What the task asks: Skip the pictures. Set down, word for word, the lines from the start of the material up to and including the line with "(0,0) rectangle (894,617);".

========================================================================

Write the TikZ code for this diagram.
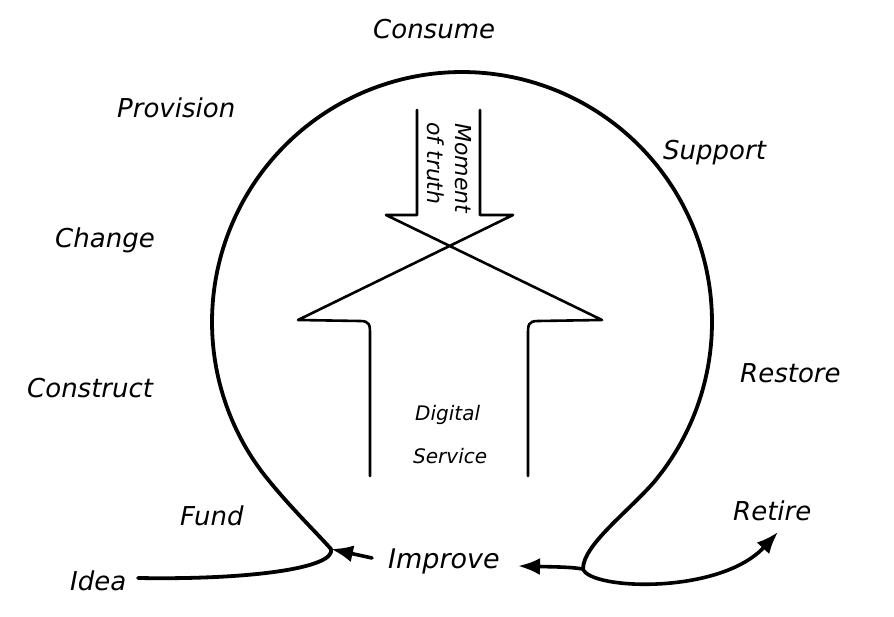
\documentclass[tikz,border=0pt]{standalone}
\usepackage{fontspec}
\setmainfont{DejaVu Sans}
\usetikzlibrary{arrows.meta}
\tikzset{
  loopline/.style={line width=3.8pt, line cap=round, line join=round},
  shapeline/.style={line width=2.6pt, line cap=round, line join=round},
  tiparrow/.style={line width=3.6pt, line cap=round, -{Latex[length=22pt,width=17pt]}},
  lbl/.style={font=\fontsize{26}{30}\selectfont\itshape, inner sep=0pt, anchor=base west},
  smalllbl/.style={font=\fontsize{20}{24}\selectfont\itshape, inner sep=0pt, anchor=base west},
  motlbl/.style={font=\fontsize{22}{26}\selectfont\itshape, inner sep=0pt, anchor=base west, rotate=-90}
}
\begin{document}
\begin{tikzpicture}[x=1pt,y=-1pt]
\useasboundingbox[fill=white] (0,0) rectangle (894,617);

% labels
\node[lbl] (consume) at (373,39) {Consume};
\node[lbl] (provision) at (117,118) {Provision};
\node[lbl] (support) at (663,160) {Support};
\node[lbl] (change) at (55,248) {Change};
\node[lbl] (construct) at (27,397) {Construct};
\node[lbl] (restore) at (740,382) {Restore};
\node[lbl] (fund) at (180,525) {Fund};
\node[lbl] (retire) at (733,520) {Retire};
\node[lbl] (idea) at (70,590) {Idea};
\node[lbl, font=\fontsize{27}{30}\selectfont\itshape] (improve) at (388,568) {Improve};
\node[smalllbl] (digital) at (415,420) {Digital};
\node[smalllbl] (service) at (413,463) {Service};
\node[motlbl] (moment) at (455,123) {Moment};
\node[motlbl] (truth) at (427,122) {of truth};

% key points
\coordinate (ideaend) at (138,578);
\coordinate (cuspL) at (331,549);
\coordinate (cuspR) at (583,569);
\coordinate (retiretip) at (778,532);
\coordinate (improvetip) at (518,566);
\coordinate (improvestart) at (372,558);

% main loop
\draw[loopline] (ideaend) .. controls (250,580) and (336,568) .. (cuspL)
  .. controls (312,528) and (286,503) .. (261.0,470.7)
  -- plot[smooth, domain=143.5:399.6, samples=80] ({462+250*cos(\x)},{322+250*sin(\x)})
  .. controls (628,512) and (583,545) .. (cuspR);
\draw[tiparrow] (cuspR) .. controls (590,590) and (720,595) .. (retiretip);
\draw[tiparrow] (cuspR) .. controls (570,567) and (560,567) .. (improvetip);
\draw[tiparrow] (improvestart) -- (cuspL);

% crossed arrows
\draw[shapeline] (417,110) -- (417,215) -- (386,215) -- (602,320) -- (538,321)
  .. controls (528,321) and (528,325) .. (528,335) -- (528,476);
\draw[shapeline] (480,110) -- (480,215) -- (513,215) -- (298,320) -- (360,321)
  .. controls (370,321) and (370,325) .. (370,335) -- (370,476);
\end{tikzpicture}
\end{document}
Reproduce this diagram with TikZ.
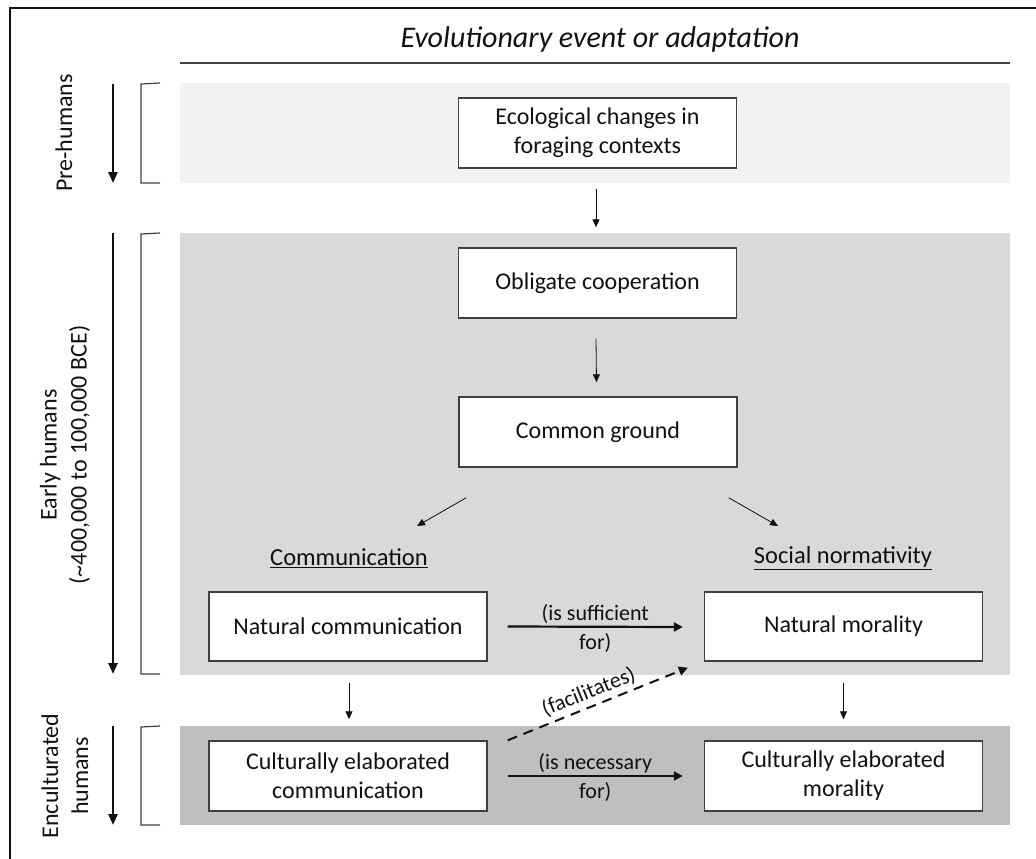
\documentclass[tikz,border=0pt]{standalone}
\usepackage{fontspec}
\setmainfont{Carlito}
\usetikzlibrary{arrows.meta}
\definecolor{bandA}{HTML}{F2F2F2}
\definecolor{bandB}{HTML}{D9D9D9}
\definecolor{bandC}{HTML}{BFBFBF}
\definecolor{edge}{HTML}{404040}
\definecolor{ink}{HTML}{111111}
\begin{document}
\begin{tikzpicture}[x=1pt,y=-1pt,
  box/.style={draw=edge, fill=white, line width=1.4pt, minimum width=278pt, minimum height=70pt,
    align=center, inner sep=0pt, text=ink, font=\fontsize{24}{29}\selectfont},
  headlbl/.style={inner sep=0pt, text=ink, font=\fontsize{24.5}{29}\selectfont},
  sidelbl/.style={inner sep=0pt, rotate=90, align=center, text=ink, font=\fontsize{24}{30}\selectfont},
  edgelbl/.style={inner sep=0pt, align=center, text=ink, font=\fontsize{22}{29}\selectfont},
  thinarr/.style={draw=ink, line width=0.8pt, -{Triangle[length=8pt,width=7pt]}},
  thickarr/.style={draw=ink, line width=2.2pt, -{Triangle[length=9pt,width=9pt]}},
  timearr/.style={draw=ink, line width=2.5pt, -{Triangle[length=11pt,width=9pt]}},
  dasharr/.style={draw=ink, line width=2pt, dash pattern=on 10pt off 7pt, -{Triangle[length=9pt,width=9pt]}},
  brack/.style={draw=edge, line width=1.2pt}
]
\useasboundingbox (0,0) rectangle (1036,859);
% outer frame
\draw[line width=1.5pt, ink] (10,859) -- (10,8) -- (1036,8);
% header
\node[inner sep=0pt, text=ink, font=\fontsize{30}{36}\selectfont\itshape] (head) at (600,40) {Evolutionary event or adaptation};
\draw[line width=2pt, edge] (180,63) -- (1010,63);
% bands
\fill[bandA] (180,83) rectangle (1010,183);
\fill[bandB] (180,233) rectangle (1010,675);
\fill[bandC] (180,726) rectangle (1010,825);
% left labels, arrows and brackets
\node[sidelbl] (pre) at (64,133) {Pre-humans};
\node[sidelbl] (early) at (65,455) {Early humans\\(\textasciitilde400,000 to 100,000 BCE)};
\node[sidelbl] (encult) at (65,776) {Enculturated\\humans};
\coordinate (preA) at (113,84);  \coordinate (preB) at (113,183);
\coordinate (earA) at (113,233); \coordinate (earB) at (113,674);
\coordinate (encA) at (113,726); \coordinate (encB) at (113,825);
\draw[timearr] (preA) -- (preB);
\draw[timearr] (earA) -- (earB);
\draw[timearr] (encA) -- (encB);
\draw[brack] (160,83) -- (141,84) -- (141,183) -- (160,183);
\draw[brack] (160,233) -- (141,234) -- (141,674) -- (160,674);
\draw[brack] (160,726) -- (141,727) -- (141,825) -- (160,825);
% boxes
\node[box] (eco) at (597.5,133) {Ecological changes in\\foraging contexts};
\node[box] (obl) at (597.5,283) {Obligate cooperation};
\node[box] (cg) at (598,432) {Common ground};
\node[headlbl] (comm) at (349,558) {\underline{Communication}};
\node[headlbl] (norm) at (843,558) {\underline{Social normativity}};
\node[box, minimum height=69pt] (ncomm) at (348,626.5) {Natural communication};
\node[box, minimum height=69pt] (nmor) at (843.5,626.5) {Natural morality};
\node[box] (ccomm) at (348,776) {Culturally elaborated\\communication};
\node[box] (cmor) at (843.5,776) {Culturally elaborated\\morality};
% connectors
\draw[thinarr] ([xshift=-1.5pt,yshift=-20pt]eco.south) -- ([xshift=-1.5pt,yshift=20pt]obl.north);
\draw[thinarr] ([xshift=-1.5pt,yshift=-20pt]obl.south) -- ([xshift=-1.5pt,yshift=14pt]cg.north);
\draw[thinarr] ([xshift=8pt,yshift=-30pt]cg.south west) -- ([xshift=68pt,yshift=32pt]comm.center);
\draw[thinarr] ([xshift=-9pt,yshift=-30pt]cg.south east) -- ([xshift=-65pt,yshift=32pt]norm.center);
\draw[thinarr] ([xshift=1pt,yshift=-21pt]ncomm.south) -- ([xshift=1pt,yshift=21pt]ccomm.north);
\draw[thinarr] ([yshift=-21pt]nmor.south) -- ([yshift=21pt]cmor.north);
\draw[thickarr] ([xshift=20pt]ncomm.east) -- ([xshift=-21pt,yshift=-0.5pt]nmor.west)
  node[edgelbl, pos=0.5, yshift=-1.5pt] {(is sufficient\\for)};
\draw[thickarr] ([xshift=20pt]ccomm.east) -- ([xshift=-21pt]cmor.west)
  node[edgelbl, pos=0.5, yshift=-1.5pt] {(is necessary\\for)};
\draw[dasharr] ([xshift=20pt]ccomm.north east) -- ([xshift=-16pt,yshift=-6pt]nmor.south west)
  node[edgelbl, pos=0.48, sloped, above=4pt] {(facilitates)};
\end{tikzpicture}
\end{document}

========================================================================

Solved problem:
Write the TikZ code for this diagram.
\documentclass[tikz,border=0pt]{standalone}
\usepackage{fontspec}
\setmainfont{DejaVu Sans}
\usetikzlibrary{arrows.meta}
\tikzset{
  loopline/.style={line width=3.8pt, line cap=round, line join=round},
  shapeline/.style={line width=2.6pt, line cap=round, line join=round},
  tiparrow/.style={line width=3.6pt, line cap=round, -{Latex[length=22pt,width=17pt]}},
  lbl/.style={font=\fontsize{26}{30}\selectfont\itshape, inner sep=0pt, anchor=base west},
  smalllbl/.style={font=\fontsize{20}{24}\selectfont\itshape, inner sep=0pt, anchor=base west},
  motlbl/.style={font=\fontsize{22}{26}\selectfont\itshape, inner sep=0pt, anchor=base west, rotate=-90}
}
\begin{document}
\begin{tikzpicture}[x=1pt,y=-1pt]
\useasboundingbox[fill=white] (0,0) rectangle (894,617);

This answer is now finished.